I attempted to solve a problem where you are given a list of facts like:
parent(a,b).
where b is the parent of a,
and I needed to write a clause that determines if someone has at least 3 parents.
Here's my attempt
has3Parent(A) :- parent(A,B), parent(A,C), parent(A,D).
With my attempt,
if A has 1 parent, it will return true once,
if A has 2 parents, it will return true 8 times,
and if A has 3 parents, it will return true 27 times.
I'm rather new to Prolog and I cannot wrap my head around as to why this could be, so any help would be much appreciated.
Because you never assured that B, C and D were different people, you will always get true as long as A has even a single parent.
So the situation with 1 parent is simple; with 2, you have these eight combinations:
A = jane, B = jane, C = jane
A = jane, B = jane, C = john
A = jane, B = john, C = jane
A = jane, B = john, C = john
A = john, B = jane, C = jane
A = john, B = jane, C = john
A = john, B = john, C = jane
A = john, B = john, C = john
Even if you just say they're not equal, you'll get false for less than 3 and true for 3 or more; but you'll still be getting multiple solutions, because order will matter.
Ideally you'd use findall/3 to get the set of parents and count it, which will give you a singular solution.
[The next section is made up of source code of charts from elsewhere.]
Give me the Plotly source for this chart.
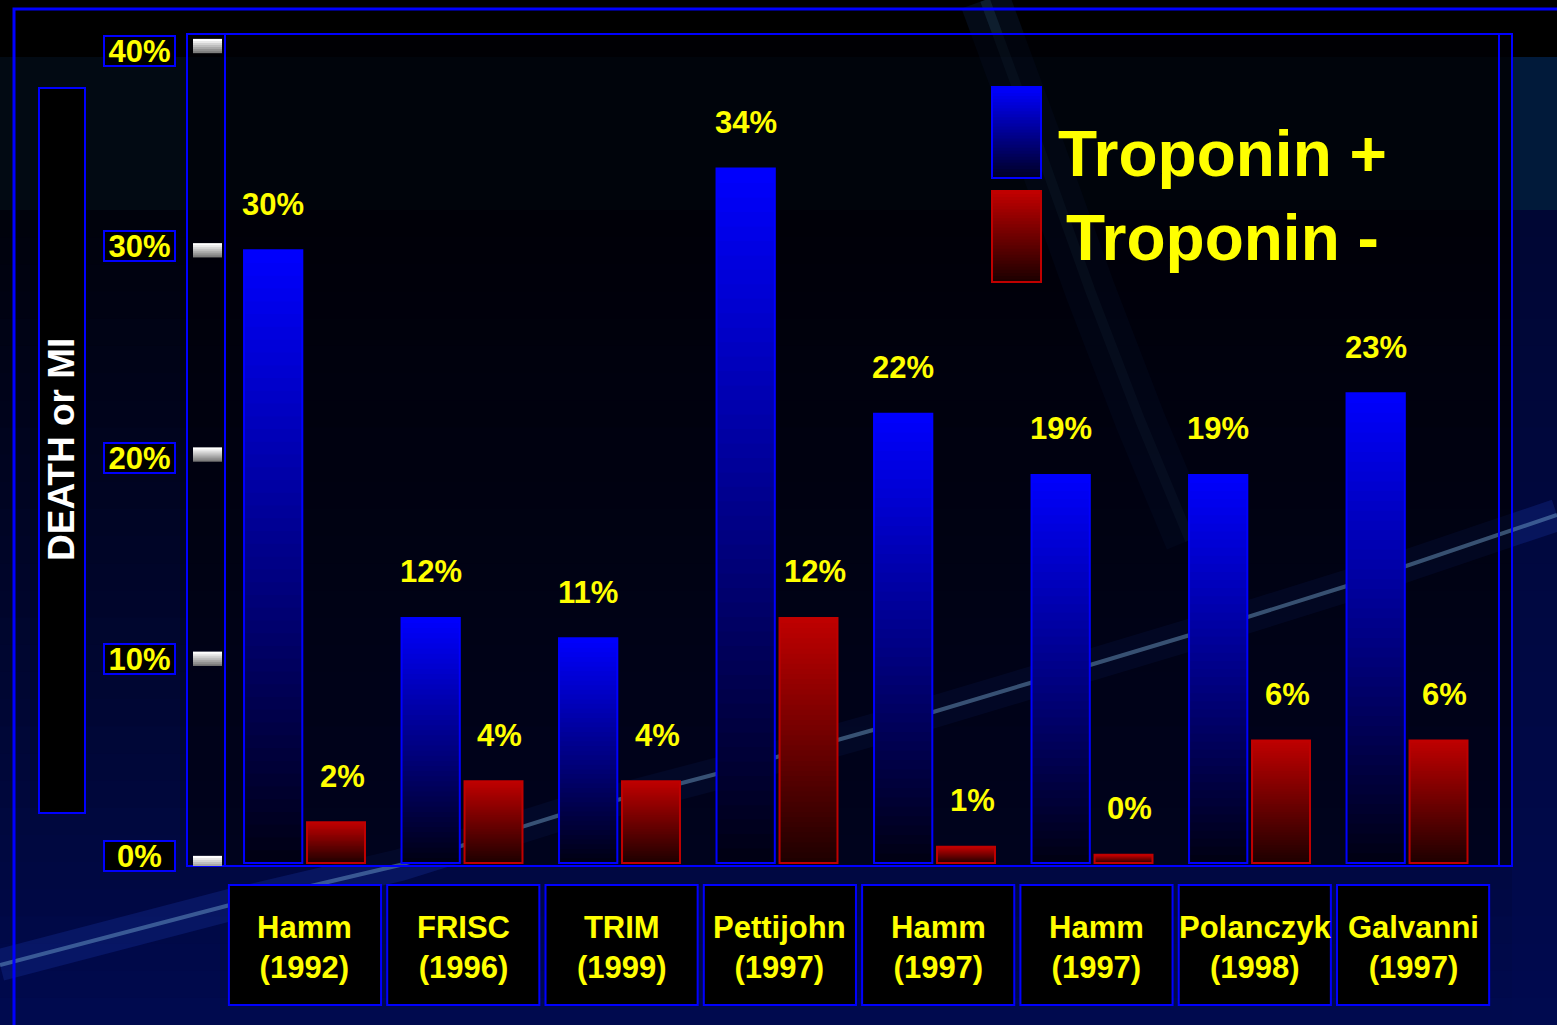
import plotly.graph_objects as go

# ---------------- data ----------------
studies = ["Hamm", "FRISC", "TRIM", "Pettijohn", "Hamm", "Hamm", "Polanczyk", "Galvanni"]
years = ["1992", "1996", "1999", "1997", "1997", "1997", "1998", "1997"]
trop_pos = [30, 12, 11, 34, 22, 19, 19, 23]
trop_neg = [2, 4, 4, 12, 0.8, 0.4, 6, 6]
tick_vals = [0, 10, 20, 30, 40]
tick_text = ["0%", "10%", "20%", "30%", "40%"]
series_names = ["Troponin +", "Troponin -"]
y_title = "DEATH or MI"

# ---------------- layout helpers (pixel -> paper) ----------------
W, H = 1557, 1025
L, R, T, B = 225, 1499, 35, 866
def PX(x):
    return (x - L) / (R - L)
def PY(y):
    return (B - y) / (B - T)

YEL = "#ffff00"
BLUE = "#0000ff"
FONT = "Liberation Sans, Arial, sans-serif"

idx = list(range(len(studies)))
N = 48
fig = go.Figure()

# gradient fill via stacked, slightly overlapping segments
def seg_heights(vals, k):
    return [v / N if k == N - 1 else 2.0 * v / N for v in vals]

for k in range(N):
    f = (k + 0.5) / N
    bcol = "rgb(0,0,%d)" % int(18 + 237 * f)
    rcol = "rgb(%d,0,0)" % int(30 + 162 * f)
    fig.add_trace(go.Bar(x=idx, y=seg_heights(trop_pos, k), base=[v * k / N for v in trop_pos],
                         offset=-0.384, width=0.37, marker=dict(color=bcol, line=dict(width=0)),
                         showlegend=False, hoverinfo="skip"))
    fig.add_trace(go.Bar(x=idx, y=seg_heights(trop_neg, k), base=[v * k / N for v in trop_neg],
                         offset=0.016, width=0.368, marker=dict(color=rcol, line=dict(width=0)),
                         showlegend=False, hoverinfo="skip"))
# outlines
fig.add_trace(go.Bar(x=idx, y=trop_pos, offset=-0.384, width=0.37, name=series_names[0],
                     marker=dict(color="rgba(0,0,0,0)", line=dict(color=BLUE, width=2)), showlegend=False))
fig.add_trace(go.Bar(x=idx, y=trop_neg, offset=0.016, width=0.368, name=series_names[1],
                     marker=dict(color="rgba(0,0,0,0)", line=dict(color="#c00000", width=2)), showlegend=False))

shapes = []
def rect(x0, y0, x1, y1, fill=None, line=None, lw=0, xref="paper", yref="paper"):
    d = dict(type="rect", xref=xref, yref=yref, x0=x0, y0=y0, x1=x1, y1=y1, layer="below",
             line=dict(width=lw, color=line if line else "rgba(0,0,0,0)"))
    if fill:
        d["fillcolor"] = fill
    return d

# background bands
shapes.append(rect(PX(0), PY(0), PX(W), PY(57), fill="#000000"))
shapes.append(rect(PX(0), PY(57), PX(W), PY(210), fill="#020a13"))
nb = 30
for j in range(nb):
    y0 = 210 + (H - 210) * j / nb
    y1 = 210 + (H - 210) * (j + 1.6) / nb
    f = j / (nb - 1)
    shapes.append(rect(PX(0), PY(y0), PX(W), PY(min(y1, H)), fill="rgb(0,%d,%d)" % (int(2 + 8 * f), int(12 + 66 * f))))
shapes.append(rect(PX(1512), PY(57), PX(W), PY(210), fill="#011a3a"))
shapes.append(rect(PX(1512), PY(210), PX(W), PY(H), fill="rgba(0,10,80,0.6)"))
# light streaks
streak = [(0, 965), (230, 905), (400, 865), (560, 815), (720, 773), (873, 730), (1030, 683),
          (1190, 635), (1350, 585), (1557, 515)]
path = "M " + " L ".join("%f,%f" % (PX(a), PY(b)) for a, b in streak)
shapes.append(dict(type="path", xref="paper", yref="paper", path=path, layer="below",
                   line=dict(color="rgba(30,70,200,0.22)", width=32)))
beam = [(985, 0), (1040, 150), (1090, 290), (1140, 420), (1190, 540)]
bpath = "M " + " L ".join("%f,%f" % (PX(a), PY(b)) for a, b in beam)
shapes.append(dict(type="path", xref="paper", yref="paper", path=bpath, layer="below",
                   line=dict(color="rgba(30,80,160,0.14)", width=50)))
shapes.append(dict(type="path", xref="paper", yref="paper", path=bpath, layer="below",
                   line=dict(color="rgba(70,130,170,0.16)", width=10)))
# plot-area darkening
shapes.append(rect(PX(187), PY(34), PX(1512), PY(866), fill="rgba(0,0,6,0.6)"))
# bright core of the streak (visible through the plot area)
shapes.append(dict(type="path", xref="paper", yref="paper", path=path, layer="below",
                   line=dict(color="rgba(120,170,210,0.45)", width=4)))

# frames
shapes.append(rect(PX(14), PY(9), PX(W + 40), PY(H + 40), line=BLUE, lw=3))
shapes.append(rect(PX(187), PY(34), PX(1512), PY(866), line=BLUE, lw=2))
shapes.append(dict(type="line", xref="paper", yref="paper", x0=PX(225), x1=PX(225), y0=PY(34), y1=PY(866),
                   line=dict(color=BLUE, width=2), layer="below"))
shapes.append(dict(type="line", xref="paper", yref="paper", x0=PX(1499), x1=PX(1499), y0=PY(34), y1=PY(866),
                   line=dict(color=BLUE, width=2), layer="below"))
# y title box
shapes.append(rect(PX(39), PY(88), PX(85), PY(813), fill="#000000", line=BLUE, lw=2))

# white tick marks (gradient white -> grey)
for t in tick_vals:
    ns = 7
    for s in range(ns):
        g = int(255 - 130 * s / (ns - 1))
        top = t + 0.35 - 0.7 * s / ns
        bot = max(t - 0.35, top - 0.7 * 1.6 / ns)
        shapes.append(dict(type="rect", xref="paper", yref="y", x0=PX(193), x1=PX(222),
                           y0=bot, y1=top,
                           fillcolor="rgb(%d,%d,%d)" % (g, g, g), line=dict(width=0), layer="above"))

# category boxes
box_scale = 158.3 / 157.5
for i in idx:
    c = i * box_scale + 0.003
    shapes.append(dict(type="rect", xref="x", yref="paper", x0=c - 0.483, x1=c + 0.483,
                       y0=PY(1005), y1=PY(885), fillcolor="#000000", line=dict(color=BLUE, width=2),
                       layer="below"))

# legend swatches
def swatch(y0p, y1p, top, bot, border):
    out = []
    ns = 30
    for s in range(ns):
        f = s / (ns - 1)
        col = "rgb(%d,%d,%d)" % tuple(int(top[c] * (1 - f) + bot[c] * f) for c in range(3))
        ya = y0p + (y1p - y0p) * s / ns
        yb = min(y1p, y0p + (y1p - y0p) * (s + 1.7) / ns)
        out.append(rect(PX(992), PY(ya), PX(1041), PY(yb), fill=col))
    out.append(rect(PX(992), PY(y0p), PX(1041), PY(y1p), line=border, lw=2))
    return out
shapes += swatch(87, 178, (0, 0, 255), (0, 0, 40), BLUE)
shapes += swatch(191, 282, (192, 0, 0), (30, 0, 0), "#c00000")

ann = []
# value labels
for i, v in enumerate(trop_pos):
    ann.append(dict(x=i - 0.199, y=v, xref="x", yref="y", text="<b>%d%%</b>" % round(v),
                    xanchor="center", yanchor="middle",
                    showarrow=False, yshift=46, font=dict(family=FONT, size=31, color=YEL)))
for i, v in enumerate(trop_neg):
    ann.append(dict(x=i + 0.2, y=v, xref="x", yref="y", text="<b>%d%%</b>" % round(v),
                    xanchor="center", yanchor="middle",
                    showarrow=False, yshift=46, xshift=6, font=dict(family=FONT, size=31, color=YEL)))
# category labels
for i in idx:
    c = i * box_scale + 0.003
    ann.append(dict(x=c, y=PY(947), xref="x", yref="paper", text="<b>%s<br>(%s)</b>" % (studies[i], years[i]),
                    xanchor="center", yanchor="middle",
                    showarrow=False, font=dict(family=FONT, size=31, color=YEL)))
# tick labels (boxes sit slightly off the tick marks in the original slide)
label_nudge = {0: 7, 10: 0, 20: -3, 30: 4, 40: -5}
for t, tt in zip(tick_vals, tick_text):
    ann.append(dict(x=PX(139.5), y=t, xref="paper", yref="y", text="<b>%s</b>" % tt, showarrow=False,
                    xanchor="center", yanchor="middle", yshift=label_nudge[t],
                    bgcolor="#000000", bordercolor=BLUE, borderwidth=2, borderpad=0, width=69, height=28,
                    font=dict(family=FONT, size=31, color=YEL)))
# y title
ann.append(dict(x=PX(62), y=PY(450), xref="paper", yref="paper", text="<b>%s</b>" % y_title,
                xanchor="center", yanchor="middle",
                textangle=-90, showarrow=False, font=dict(family=FONT, size=37, color="#ffffff")))
# legend texts
ann.append(dict(x=PX(1056), y=PY(154), xref="paper", yref="paper", xanchor="left", yanchor="middle",
                text="<b>%s</b>" % series_names[0],
                showarrow=False, font=dict(family=FONT, size=64, color=YEL)))
ann.append(dict(x=PX(1064), y=PY(238), xref="paper", yref="paper", xanchor="left", yanchor="middle",
                text="<b>%s</b>" % series_names[1],
                showarrow=False, font=dict(family=FONT, size=64, color=YEL)))

fig.update_layout(
    width=W, height=H, autosize=False,
    margin=dict(l=L, r=W - R, t=T, b=H - B, pad=0),
    paper_bgcolor="#00000c", plot_bgcolor="rgba(0,0,0,0)",
    barmode="overlay", showlegend=False, hovermode=False,
    xaxis=dict(range=[-0.5048, 7.584], visible=False, fixedrange=True),
    yaxis=dict(range=[-0.147, 40.54], visible=False, fixedrange=True),
    shapes=shapes, annotations=ann,
)
fig.write_html("out.html", config={"displayModeBar": False},
               post_script="document.body.style.margin='0';document.body.style.background='#00000c';")
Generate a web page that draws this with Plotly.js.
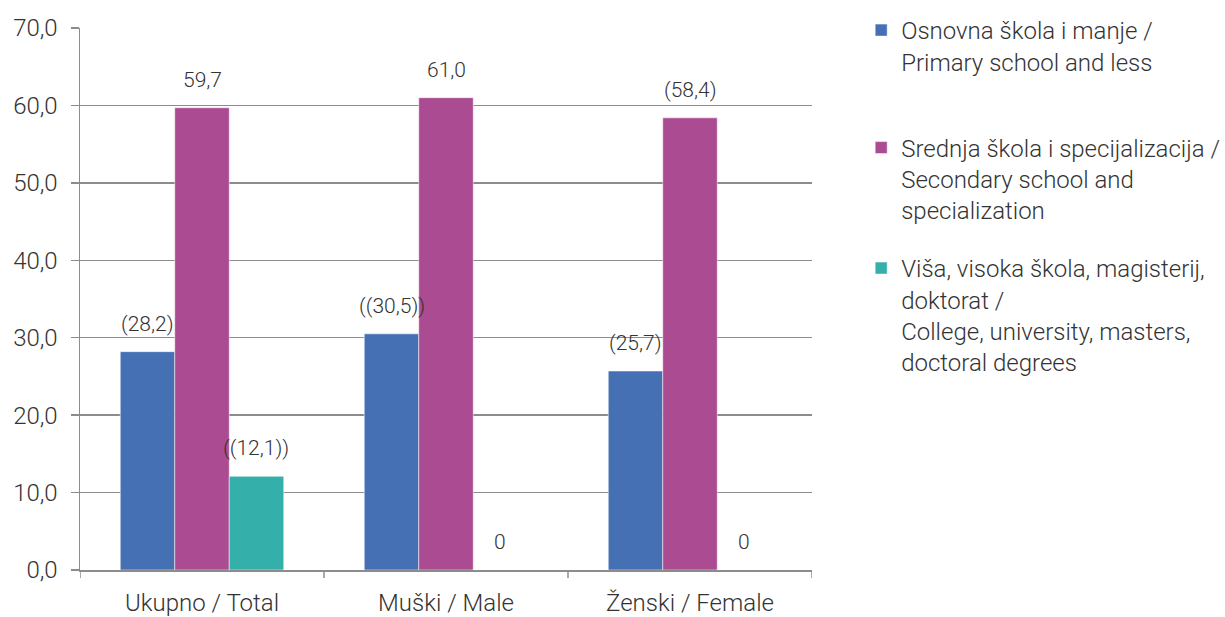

Something like:
has3Parent(A) :- findall(P, parent(A, P), Ps), length(Ps, 3).
(Also note that unlike the previous, this tests whether A has exactly 3 parents, not at least 3 parents. In order to get the previous idea to test for exactly 3 parents, you would have to say that besides B, C and D being different, there also does not exist E different from all of them that is also a parent. The findall solution though is easy to adapt for different kinds of comparison, since you are dealing with a number, not a bunch of unruly variables.)